Collection entries:
────────────────
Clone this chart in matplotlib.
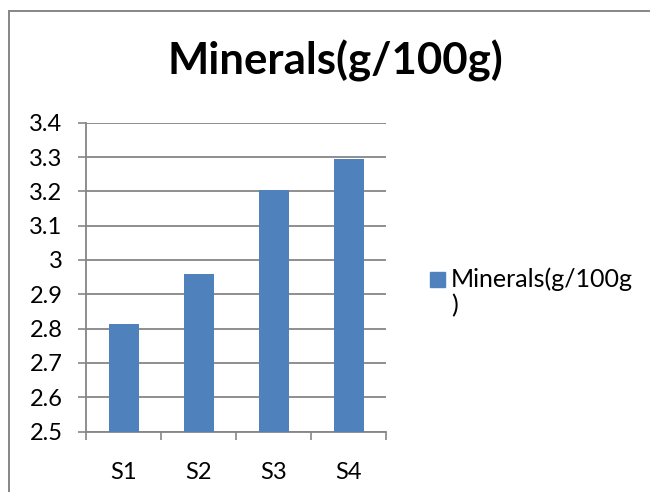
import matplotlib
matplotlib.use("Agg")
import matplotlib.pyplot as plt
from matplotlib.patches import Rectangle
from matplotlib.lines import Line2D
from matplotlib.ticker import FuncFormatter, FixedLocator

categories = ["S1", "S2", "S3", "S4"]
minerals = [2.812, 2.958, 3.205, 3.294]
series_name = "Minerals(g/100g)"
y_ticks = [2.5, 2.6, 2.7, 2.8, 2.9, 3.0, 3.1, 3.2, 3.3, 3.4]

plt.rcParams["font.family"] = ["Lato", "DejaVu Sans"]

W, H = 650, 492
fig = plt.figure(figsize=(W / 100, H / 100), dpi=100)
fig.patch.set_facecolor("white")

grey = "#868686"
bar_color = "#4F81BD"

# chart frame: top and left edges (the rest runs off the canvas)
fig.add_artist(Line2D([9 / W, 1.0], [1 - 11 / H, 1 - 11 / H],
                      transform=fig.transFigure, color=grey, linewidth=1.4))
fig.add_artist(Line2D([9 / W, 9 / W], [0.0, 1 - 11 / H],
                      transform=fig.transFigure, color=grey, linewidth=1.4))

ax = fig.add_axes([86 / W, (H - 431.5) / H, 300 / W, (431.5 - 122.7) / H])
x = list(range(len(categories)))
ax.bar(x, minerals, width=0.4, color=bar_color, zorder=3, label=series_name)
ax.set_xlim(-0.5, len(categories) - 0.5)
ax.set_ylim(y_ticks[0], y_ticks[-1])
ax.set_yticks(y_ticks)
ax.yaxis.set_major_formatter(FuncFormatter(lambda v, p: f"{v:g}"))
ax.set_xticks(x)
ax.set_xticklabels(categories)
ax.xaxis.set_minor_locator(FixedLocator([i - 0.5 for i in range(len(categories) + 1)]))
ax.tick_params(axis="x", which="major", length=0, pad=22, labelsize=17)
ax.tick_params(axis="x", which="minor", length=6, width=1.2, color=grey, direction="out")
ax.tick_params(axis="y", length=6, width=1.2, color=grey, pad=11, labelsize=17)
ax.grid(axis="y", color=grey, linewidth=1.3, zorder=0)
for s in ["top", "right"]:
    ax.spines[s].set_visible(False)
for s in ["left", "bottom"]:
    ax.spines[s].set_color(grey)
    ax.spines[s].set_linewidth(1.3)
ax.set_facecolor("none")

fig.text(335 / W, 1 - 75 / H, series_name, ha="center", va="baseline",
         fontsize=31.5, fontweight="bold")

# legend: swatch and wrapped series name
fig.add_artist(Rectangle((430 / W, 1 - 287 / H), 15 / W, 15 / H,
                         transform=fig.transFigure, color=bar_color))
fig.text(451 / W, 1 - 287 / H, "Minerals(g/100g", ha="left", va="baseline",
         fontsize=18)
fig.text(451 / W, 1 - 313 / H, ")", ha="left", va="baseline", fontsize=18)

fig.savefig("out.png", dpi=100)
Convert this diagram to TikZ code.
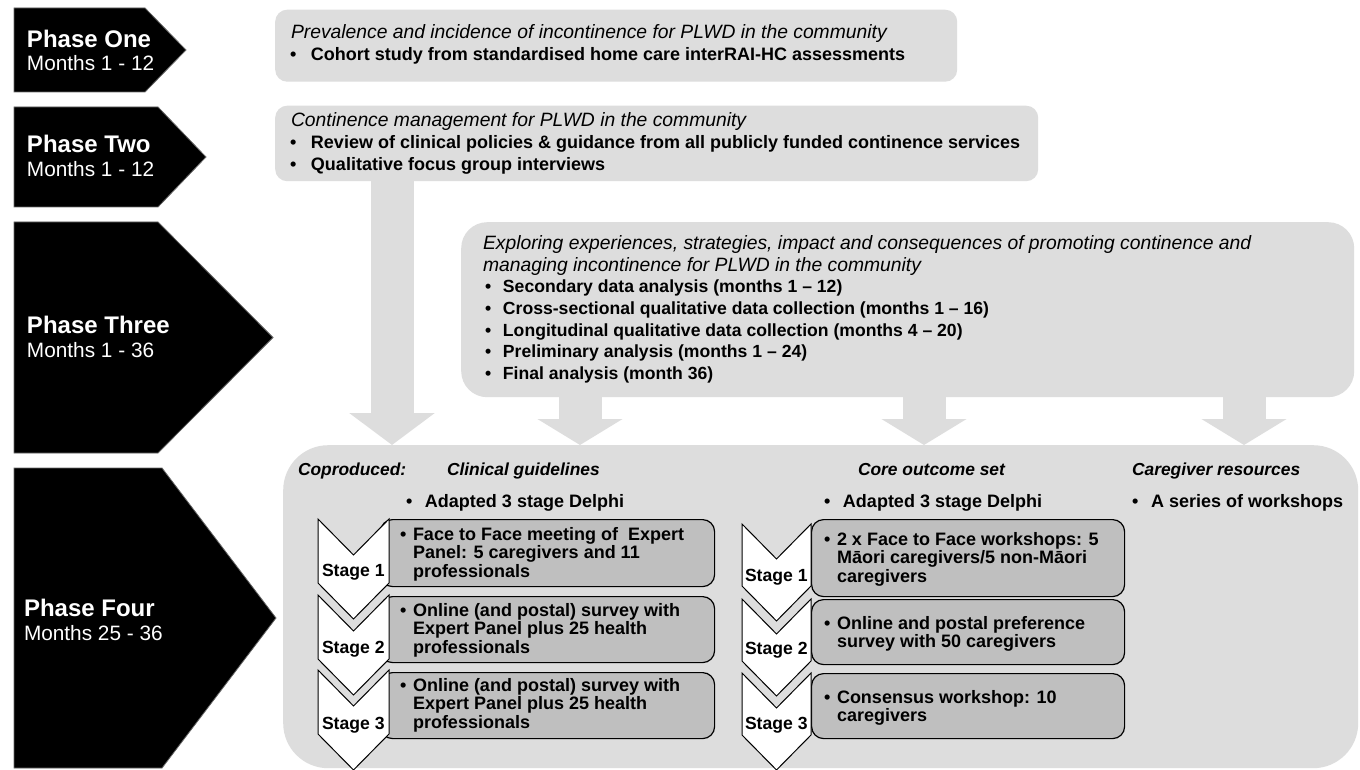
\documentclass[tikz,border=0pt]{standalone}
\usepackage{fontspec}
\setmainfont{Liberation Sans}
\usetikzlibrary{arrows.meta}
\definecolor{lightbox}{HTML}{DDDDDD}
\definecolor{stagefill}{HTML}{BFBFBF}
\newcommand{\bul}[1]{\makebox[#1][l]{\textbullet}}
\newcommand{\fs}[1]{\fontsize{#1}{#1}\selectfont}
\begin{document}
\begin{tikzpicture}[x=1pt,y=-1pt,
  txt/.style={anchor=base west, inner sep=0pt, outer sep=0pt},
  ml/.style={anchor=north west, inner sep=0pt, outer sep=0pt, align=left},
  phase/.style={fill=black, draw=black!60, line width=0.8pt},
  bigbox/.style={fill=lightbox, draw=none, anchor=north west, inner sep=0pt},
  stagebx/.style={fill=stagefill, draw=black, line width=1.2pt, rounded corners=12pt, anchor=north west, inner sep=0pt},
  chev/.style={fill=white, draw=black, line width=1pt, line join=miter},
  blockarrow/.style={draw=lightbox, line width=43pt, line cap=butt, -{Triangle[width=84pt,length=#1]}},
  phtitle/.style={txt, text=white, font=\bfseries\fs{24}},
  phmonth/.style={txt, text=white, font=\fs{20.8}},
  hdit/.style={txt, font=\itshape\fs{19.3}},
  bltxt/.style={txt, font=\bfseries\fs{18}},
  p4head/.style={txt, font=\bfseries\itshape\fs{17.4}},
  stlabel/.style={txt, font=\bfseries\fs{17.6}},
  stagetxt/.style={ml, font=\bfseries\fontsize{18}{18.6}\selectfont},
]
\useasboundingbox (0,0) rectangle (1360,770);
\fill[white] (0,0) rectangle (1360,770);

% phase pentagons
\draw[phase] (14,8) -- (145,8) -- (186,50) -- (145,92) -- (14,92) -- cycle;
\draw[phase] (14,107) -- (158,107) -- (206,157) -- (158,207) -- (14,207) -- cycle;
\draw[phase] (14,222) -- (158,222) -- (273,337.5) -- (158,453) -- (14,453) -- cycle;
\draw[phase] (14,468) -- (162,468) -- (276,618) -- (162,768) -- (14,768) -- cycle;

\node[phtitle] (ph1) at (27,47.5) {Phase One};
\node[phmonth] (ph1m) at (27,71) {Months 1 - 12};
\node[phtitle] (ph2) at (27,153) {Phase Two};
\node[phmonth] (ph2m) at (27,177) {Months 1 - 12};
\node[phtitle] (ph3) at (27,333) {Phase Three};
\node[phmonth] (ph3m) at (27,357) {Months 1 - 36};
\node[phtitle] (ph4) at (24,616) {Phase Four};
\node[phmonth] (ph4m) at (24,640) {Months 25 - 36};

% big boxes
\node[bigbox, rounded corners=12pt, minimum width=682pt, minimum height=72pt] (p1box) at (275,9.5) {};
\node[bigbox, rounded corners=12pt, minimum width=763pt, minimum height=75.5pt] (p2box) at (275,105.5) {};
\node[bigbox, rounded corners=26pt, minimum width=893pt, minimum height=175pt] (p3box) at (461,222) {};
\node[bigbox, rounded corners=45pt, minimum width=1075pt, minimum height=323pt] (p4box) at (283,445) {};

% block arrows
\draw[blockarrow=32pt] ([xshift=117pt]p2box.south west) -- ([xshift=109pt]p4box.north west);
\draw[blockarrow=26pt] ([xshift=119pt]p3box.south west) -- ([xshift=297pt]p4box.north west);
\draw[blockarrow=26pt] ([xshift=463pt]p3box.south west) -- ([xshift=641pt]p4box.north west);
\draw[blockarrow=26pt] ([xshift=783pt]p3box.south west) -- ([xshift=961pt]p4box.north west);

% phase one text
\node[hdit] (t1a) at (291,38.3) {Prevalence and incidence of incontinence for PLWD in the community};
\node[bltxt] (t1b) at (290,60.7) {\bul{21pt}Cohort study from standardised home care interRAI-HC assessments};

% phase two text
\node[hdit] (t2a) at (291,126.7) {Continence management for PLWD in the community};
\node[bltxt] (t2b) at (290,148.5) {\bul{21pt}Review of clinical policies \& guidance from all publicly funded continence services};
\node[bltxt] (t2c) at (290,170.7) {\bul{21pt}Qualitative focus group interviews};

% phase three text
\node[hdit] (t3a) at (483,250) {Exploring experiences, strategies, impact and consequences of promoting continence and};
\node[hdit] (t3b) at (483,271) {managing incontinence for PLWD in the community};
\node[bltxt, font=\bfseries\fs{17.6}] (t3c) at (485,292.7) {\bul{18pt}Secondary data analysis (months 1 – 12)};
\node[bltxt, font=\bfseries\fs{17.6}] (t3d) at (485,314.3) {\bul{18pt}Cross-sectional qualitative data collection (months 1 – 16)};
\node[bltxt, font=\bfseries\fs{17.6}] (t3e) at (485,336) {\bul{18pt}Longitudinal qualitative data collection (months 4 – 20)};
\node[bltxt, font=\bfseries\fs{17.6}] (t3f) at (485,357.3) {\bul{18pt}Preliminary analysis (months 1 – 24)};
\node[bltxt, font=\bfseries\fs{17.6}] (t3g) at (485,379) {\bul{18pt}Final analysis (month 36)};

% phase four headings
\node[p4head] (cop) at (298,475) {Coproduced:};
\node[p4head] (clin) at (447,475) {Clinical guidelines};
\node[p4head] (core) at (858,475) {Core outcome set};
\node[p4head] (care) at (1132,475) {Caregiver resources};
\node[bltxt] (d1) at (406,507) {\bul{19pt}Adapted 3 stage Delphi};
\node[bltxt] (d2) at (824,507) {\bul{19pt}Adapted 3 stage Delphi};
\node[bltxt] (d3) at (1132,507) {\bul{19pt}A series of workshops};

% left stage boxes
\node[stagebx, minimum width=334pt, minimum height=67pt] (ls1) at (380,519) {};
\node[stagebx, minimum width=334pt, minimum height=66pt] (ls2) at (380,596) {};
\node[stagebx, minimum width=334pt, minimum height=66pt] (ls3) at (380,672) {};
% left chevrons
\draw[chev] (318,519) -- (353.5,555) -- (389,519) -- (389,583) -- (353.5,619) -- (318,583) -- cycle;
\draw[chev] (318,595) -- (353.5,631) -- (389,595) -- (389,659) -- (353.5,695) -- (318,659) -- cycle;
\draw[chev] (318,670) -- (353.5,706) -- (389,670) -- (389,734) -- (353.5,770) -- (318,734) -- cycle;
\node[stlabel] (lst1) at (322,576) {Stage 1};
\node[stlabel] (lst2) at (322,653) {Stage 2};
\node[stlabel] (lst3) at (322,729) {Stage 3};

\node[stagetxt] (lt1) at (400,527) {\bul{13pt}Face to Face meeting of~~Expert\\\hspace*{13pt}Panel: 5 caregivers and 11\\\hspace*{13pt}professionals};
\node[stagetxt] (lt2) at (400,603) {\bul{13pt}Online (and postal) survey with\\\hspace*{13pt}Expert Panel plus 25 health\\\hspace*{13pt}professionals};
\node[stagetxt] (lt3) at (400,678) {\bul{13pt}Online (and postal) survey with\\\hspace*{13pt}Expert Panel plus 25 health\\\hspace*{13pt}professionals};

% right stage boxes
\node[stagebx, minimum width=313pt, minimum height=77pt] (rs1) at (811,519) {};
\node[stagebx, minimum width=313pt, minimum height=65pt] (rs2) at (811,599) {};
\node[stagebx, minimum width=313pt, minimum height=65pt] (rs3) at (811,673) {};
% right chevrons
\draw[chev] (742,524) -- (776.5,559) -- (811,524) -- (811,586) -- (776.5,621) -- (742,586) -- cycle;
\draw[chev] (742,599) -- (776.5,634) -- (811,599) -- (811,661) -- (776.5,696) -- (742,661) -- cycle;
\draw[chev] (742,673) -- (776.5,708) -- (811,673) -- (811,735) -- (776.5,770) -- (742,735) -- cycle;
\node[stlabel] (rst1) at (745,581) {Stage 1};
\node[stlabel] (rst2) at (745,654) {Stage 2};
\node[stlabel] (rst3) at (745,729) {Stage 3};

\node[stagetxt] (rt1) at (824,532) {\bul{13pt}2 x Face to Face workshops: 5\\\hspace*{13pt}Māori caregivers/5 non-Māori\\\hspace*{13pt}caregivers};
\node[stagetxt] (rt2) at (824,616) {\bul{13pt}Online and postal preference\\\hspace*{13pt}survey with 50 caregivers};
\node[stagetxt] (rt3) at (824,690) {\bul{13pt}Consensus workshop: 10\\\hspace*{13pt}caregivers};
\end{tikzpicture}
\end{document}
────────────────
Copy out each line in the listing that has the word "matplotlib".

Clone this chart in matplotlib.
import matplotlib
matplotlib.use("Agg")
import matplotlib.pyplot as plt
from matplotlib.patches import Rectangle
from matplotlib.lines import Line2D
from matplotlib.ticker import FuncFormatter, FixedLocator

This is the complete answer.